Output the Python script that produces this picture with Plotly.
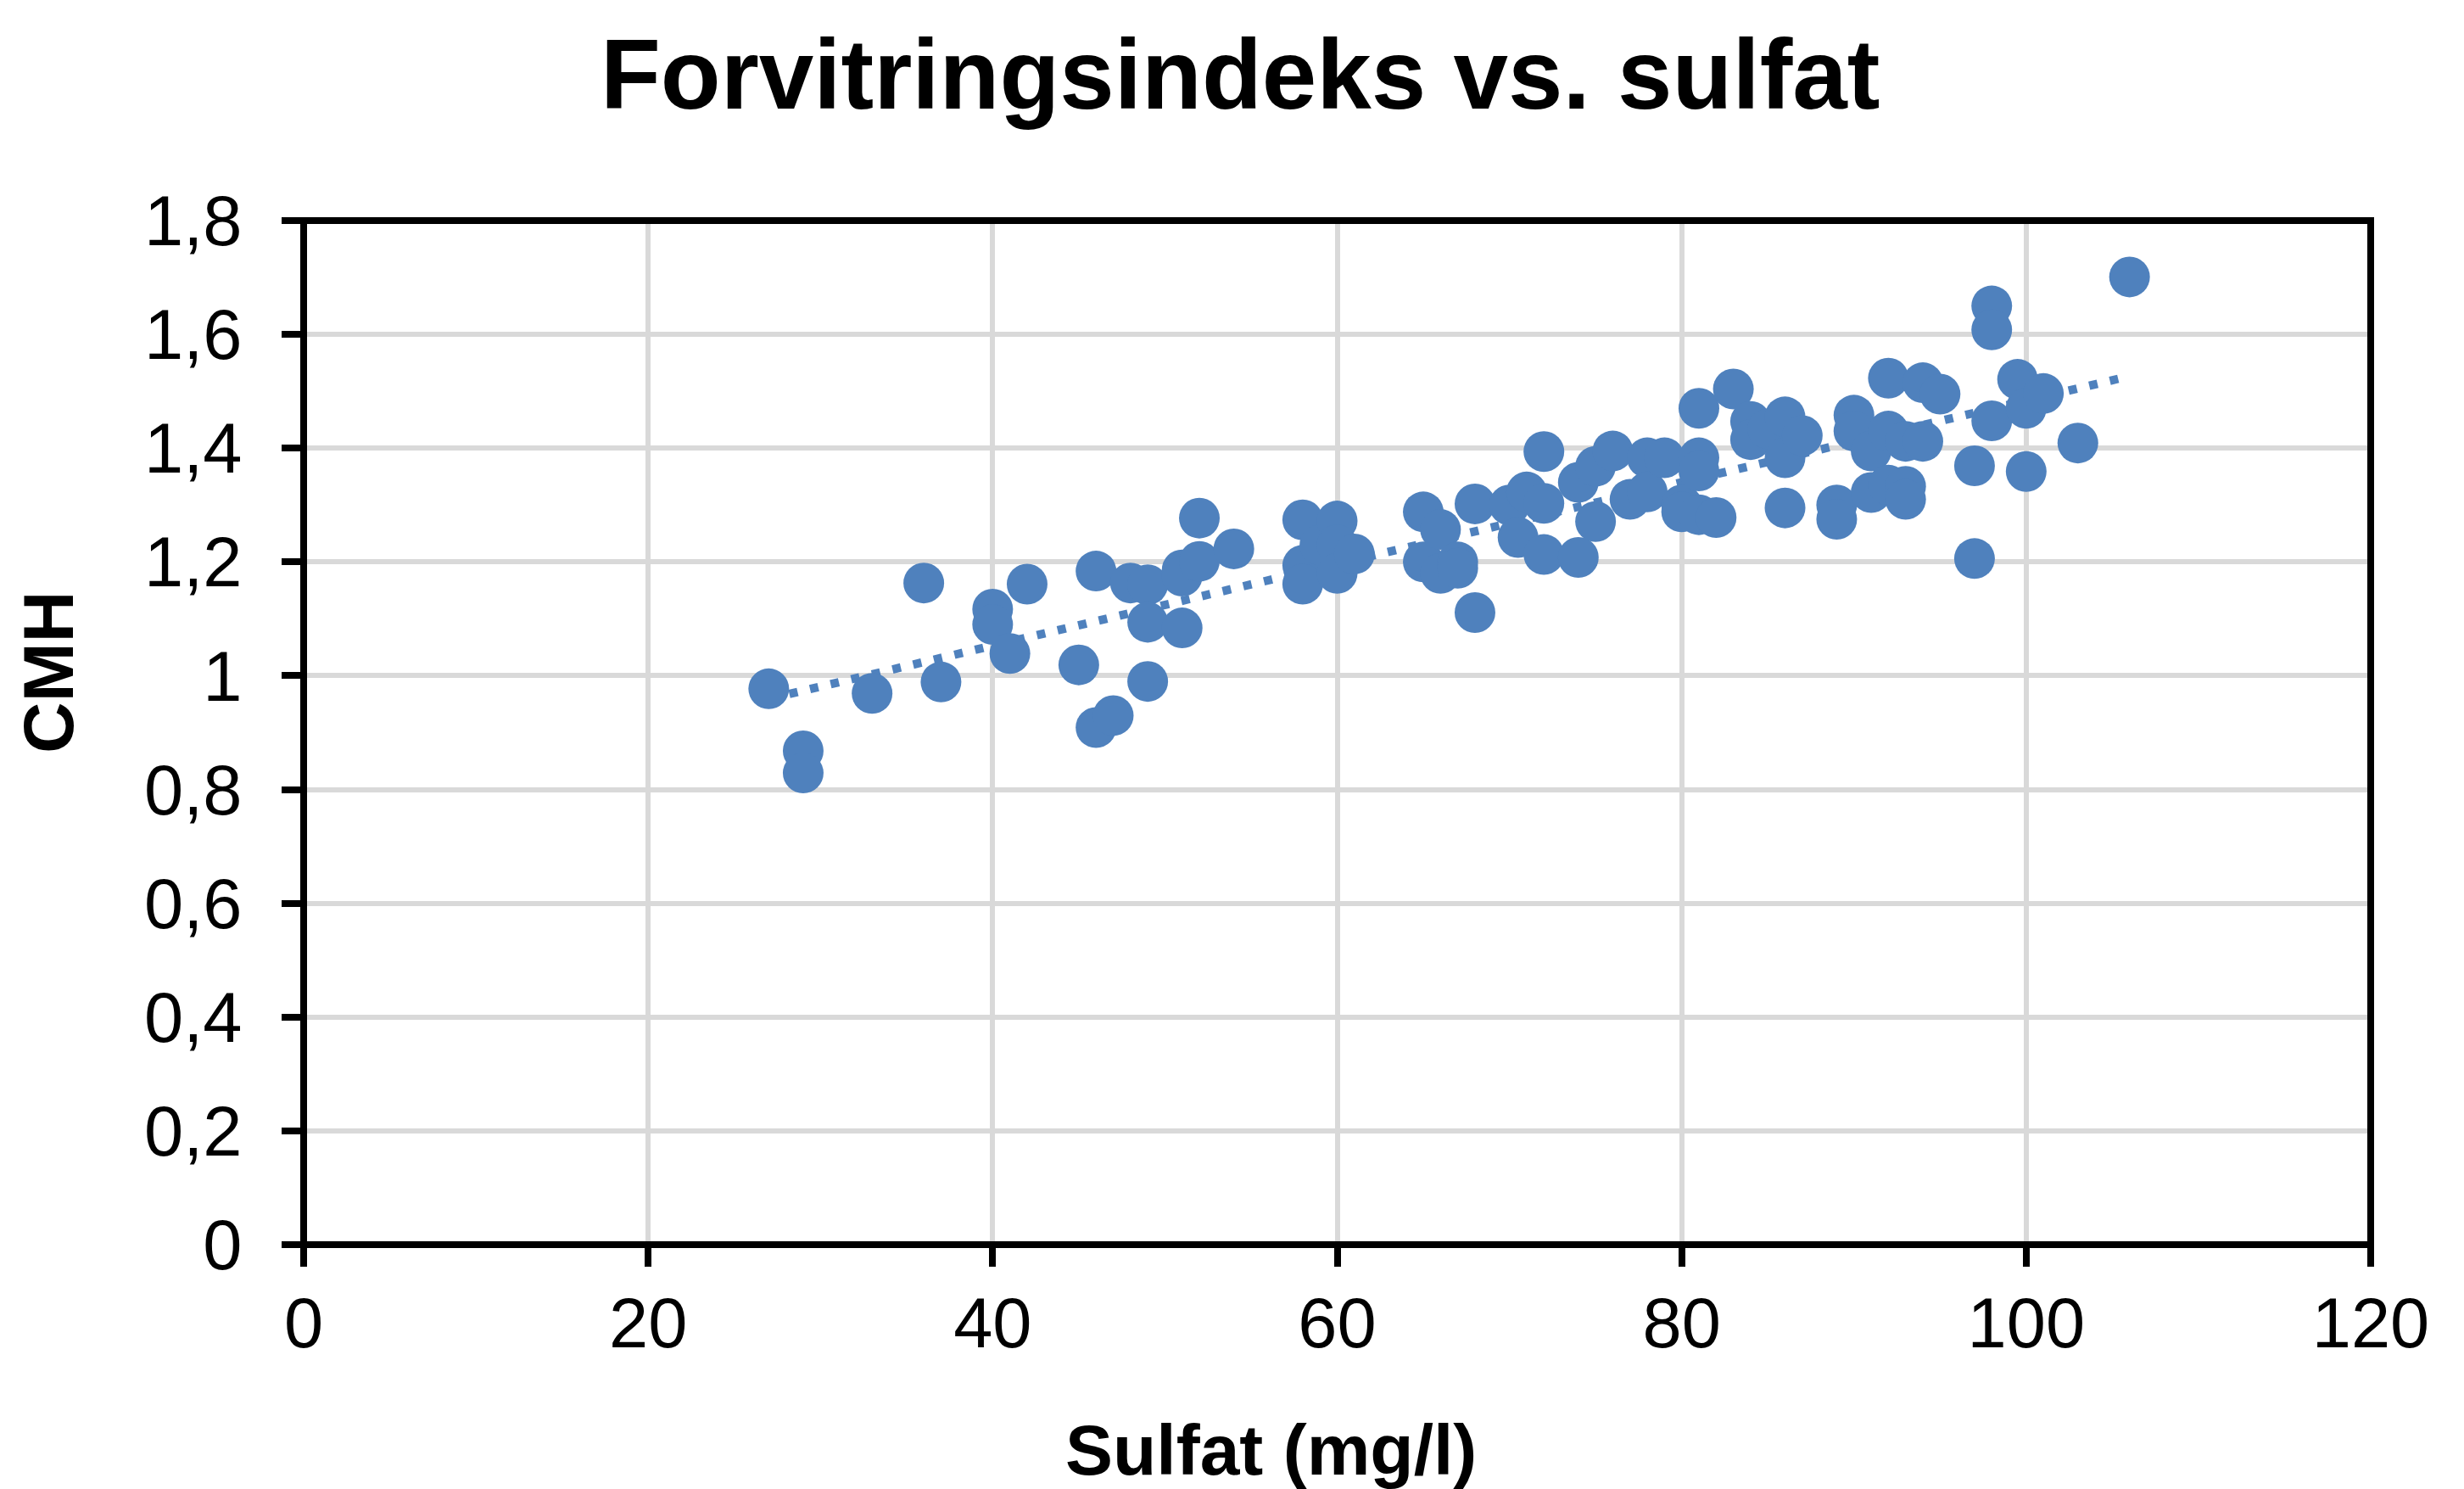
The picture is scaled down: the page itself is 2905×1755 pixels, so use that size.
import numpy as np
import plotly.graph_objects as go

# ---- data ----
sulfat = [27, 29, 29, 33, 36, 37, 40, 40, 41, 42, 45, 46, 46, 47, 48, 49, 49, 49,
          51, 51, 51, 52, 52, 54, 58, 58, 58, 59, 60, 60, 60, 61, 65, 65, 66, 66,
          67, 67, 68, 68, 70, 70.5, 71, 72, 72, 72, 74, 74, 75, 75, 76, 77, 78, 78,
          79, 80, 80, 81, 81, 81, 81, 82, 83, 84, 84, 85, 86, 86, 86, 87, 89, 89,
          90, 90, 91, 91, 92, 92, 92, 93, 93, 93, 94, 94, 95, 97, 97, 98, 98, 98,
          99.5, 100, 100, 101, 103, 106]
cmh = [0.977, 0.868, 0.829, 0.969, 1.163, 0.989, 1.117, 1.090, 1.039, 1.161,
       1.019, 1.184, 0.909, 0.930, 1.163, 1.160, 1.094, 0.990, 1.084, 1.186,
       1.175, 1.277, 1.201, 1.223, 1.274, 1.194, 1.161, 1.23, 1.272, 1.23, 1.18,
       1.214, 1.288, 1.20, 1.257, 1.18, 1.20, 1.189, 1.302, 1.111, 1.30, 1.243,
       1.323, 1.394, 1.303, 1.213, 1.208, 1.34, 1.368, 1.271, 1.395, 1.310,
       1.383, 1.323, 1.383, 1.30, 1.288, 1.470, 1.383, 1.36, 1.283, 1.278, 1.504,
       1.447, 1.415, 1.434, 1.455, 1.383, 1.295, 1.422, 1.30, 1.275, 1.458, 1.43,
       1.395, 1.322, 1.523, 1.43, 1.335, 1.412, 1.333, 1.31, 1.515, 1.412, 1.495,
       1.369, 1.206, 1.650, 1.608, 1.448, 1.521, 1.470, 1.359, 1.496, 1.409, 1.701]

x_tick_vals = [0, 20, 40, 60, 80, 100, 120]
x_tick_text = ["0", "20", "40", "60", "80", "100", "120"]
y_tick_vals = [0, 0.2, 0.4, 0.6, 0.8, 1.0, 1.2, 1.4, 1.6, 1.8]
y_tick_text = ["0", "0,2", "0,4", "0,6", "0,8", "1", "1,2", "1,4", "1,6", "1,8"]

title_text = "Forvitringsindeks vs. sulfat"
x_title = "Sulfat (mg/l)"
y_title = "CMH"

# ---- linear trendline (least squares, like Excel) ----
slope, intercept = np.polyfit(np.array(sulfat), np.array(cmh), 1)
trend_x = [min(sulfat), max(sulfat)]
trend_y = [slope * v + intercept for v in trend_x]

BLUE = "#4F81BD"
FONT = "Liberation Sans, Arial, sans-serif"

W, H = 2905, 1755
pl, pr, pt, pb = 358, 2795, 260, 1467

fig = go.Figure()
fig.add_trace(go.Scatter(
    x=trend_x, y=trend_y, mode="lines",
    line=dict(color=BLUE, width=10, dash="10px,15px"),
    hoverinfo="skip", showlegend=False))
fig.add_trace(go.Scatter(
    x=sulfat, y=cmh, mode="markers",
    marker=dict(color=BLUE, size=48, line=dict(width=0)),
    showlegend=False))

axis_common = dict(
    showline=False,
    ticks="outside", ticklen=25, tickwidth=8, tickcolor="black",
    showgrid=True, gridcolor="#D9D9D9", gridwidth=6,
    zeroline=False,
    tickfont=dict(family=FONT, size=83, color="black"),
)

fig.update_xaxes(range=[0, 120], tickmode="array", tickvals=x_tick_vals,
                 ticktext=x_tick_text, ticklabelstandoff=-5, **axis_common)
fig.update_yaxes(range=[0, 1.8], tickmode="array", tickvals=y_tick_vals,
                 ticktext=y_tick_text, ticklabelstandoff=30, **axis_common)

fig.update_layout(
    width=W, height=H,
    margin=dict(l=pl, r=W - pr, t=pt, b=H - pb, autoexpand=False),
    paper_bgcolor="white", plot_bgcolor="white",
    showlegend=False,
    shapes=[dict(type="rect", xref="paper", yref="paper", x0=0, x1=1, y0=0, y1=1,
                 line=dict(color="black", width=8), fillcolor="rgba(0,0,0,0)",
                 layer="above")],
)

def px_to_paper_x(px):
    return (px - pl) / (pr - pl)

def px_to_paper_y(py):
    return (pb - py) / (pb - pt)

fig.update_layout(annotations=[
    dict(text=f"<b>{title_text}</b>", xref="paper", yref="paper",
         x=px_to_paper_x(1462), y=px_to_paper_y(88), xanchor="center", yanchor="middle",
         showarrow=False, font=dict(family=FONT, size=116, color="black")),
    dict(text=f"<b>{x_title}</b>", xref="paper", yref="paper",
         x=px_to_paper_x(1498), y=px_to_paper_y(1709), xanchor="center", yanchor="middle",
         showarrow=False, font=dict(family=FONT, size=84, color="black")),
    dict(text=f"<b>{y_title}</b>", xref="paper", yref="paper",
         x=px_to_paper_x(57), y=px_to_paper_y(793), xanchor="center", yanchor="middle",
         textangle=-90,
         showarrow=False, font=dict(family=FONT, size=84, color="black")),
])

fig.write_html("out.html")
::::
### [OBJECTIVE]
Of the lines above, extract only those from the line with "The picture is" to the line with "import plotly.graph_objects as go", both included, exactly as written.

### [COMPLETED TASK]
The picture is scaled down: the page itself is 2905×1755 pixels, so use that size.
import numpy as np
import plotly.graph_objects as go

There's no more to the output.